WHAT TO DO: From the first line of the listing below, retype each line up to and including the one with "Arial, Helvetica, sans-serif';"; pictures stay out.

GIVEN RECORDS:
<<<<

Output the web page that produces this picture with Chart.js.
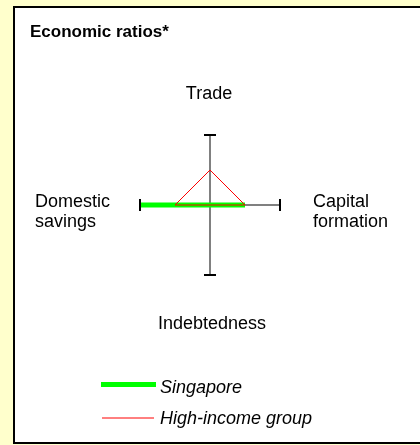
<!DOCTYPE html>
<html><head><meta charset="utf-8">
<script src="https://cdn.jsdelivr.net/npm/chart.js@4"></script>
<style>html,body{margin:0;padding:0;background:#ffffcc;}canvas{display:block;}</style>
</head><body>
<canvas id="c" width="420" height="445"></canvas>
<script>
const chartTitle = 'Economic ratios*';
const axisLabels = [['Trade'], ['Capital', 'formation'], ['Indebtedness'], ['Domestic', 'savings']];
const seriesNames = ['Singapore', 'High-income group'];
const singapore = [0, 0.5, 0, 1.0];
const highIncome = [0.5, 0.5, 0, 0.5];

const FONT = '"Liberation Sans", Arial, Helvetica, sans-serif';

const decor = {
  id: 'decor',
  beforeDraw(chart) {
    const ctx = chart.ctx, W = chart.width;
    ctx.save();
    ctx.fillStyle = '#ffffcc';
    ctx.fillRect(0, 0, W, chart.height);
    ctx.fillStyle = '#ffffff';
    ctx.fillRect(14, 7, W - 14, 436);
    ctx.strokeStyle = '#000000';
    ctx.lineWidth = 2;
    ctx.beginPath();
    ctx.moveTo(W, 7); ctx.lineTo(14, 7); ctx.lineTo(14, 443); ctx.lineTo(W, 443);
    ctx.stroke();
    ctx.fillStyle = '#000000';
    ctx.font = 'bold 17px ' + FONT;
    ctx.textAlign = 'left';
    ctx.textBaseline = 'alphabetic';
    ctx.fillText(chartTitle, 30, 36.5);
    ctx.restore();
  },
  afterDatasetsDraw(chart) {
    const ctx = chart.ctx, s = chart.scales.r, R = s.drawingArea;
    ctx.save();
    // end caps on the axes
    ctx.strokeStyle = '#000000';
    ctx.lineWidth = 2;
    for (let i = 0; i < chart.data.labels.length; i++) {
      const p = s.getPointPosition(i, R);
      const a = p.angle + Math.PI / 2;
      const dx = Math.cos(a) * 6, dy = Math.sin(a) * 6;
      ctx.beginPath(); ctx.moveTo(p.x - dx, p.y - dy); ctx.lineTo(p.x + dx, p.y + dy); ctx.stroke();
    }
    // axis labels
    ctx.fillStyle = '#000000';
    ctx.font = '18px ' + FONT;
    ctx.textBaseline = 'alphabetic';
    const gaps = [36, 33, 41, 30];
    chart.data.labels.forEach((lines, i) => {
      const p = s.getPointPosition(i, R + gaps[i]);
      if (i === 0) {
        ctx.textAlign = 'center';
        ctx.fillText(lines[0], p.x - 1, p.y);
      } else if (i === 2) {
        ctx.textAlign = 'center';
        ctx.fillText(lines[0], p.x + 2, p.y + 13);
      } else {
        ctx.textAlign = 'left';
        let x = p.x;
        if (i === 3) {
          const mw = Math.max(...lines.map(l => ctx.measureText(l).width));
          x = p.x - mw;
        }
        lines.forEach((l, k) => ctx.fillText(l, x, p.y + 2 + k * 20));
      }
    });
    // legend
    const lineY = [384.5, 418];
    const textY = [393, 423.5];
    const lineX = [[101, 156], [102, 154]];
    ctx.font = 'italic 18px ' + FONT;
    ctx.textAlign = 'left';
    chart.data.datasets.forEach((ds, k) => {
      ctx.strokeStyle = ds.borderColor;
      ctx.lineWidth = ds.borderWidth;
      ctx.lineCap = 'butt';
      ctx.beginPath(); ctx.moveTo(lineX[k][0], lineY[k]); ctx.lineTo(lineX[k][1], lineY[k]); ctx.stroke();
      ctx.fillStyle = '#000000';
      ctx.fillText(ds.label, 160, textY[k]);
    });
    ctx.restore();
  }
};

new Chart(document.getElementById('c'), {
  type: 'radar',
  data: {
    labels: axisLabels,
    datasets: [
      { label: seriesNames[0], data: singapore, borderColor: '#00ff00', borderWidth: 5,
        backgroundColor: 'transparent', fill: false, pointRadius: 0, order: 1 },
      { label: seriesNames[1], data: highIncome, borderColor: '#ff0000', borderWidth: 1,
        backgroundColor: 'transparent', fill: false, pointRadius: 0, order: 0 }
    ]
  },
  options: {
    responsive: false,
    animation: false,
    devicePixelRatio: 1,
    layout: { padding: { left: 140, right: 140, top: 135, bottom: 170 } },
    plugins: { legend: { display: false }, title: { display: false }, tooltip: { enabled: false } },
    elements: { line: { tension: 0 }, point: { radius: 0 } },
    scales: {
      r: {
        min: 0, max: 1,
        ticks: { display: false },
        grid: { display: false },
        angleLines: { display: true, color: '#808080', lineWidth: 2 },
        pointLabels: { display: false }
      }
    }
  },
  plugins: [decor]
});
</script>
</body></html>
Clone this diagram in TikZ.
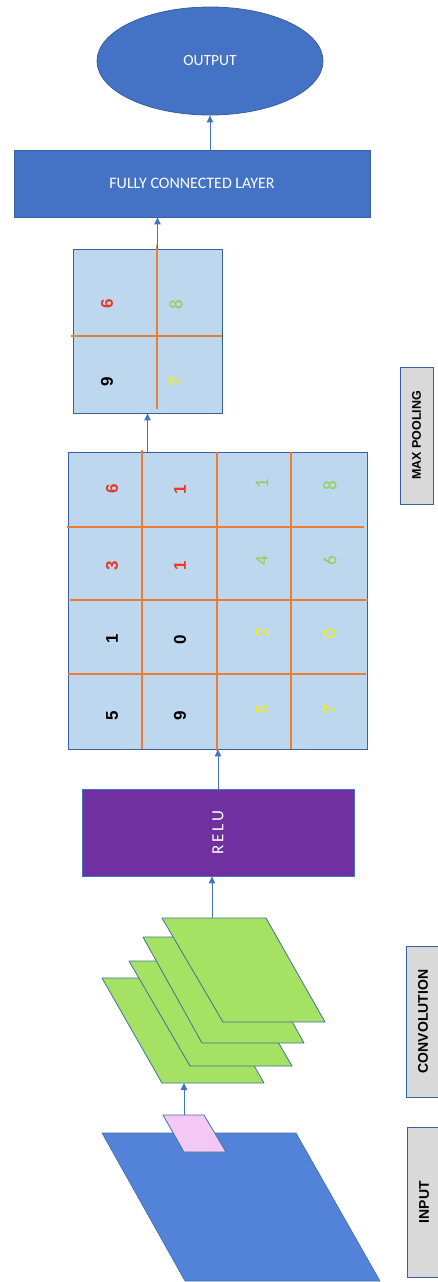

>>>>

COMPLETED EXERCISE:
Output the web page that produces this picture with Chart.js.
<!DOCTYPE html>
<html><head><meta charset="utf-8">
<script src="https://cdn.jsdelivr.net/npm/chart.js@4"></script>
<style>html,body{margin:0;padding:0;background:#ffffcc;}canvas{display:block;}</style>
</head><body>
<canvas id="c" width="420" height="445"></canvas>
<script>
const chartTitle = 'Economic ratios*';
const axisLabels = [['Trade'], ['Capital', 'formation'], ['Indebtedness'], ['Domestic', 'savings']];
const seriesNames = ['Singapore', 'High-income group'];
const singapore = [0, 0.5, 0, 1.0];
const highIncome = [0.5, 0.5, 0, 0.5];

const FONT = '"Liberation Sans", Arial, Helvetica, sans-serif';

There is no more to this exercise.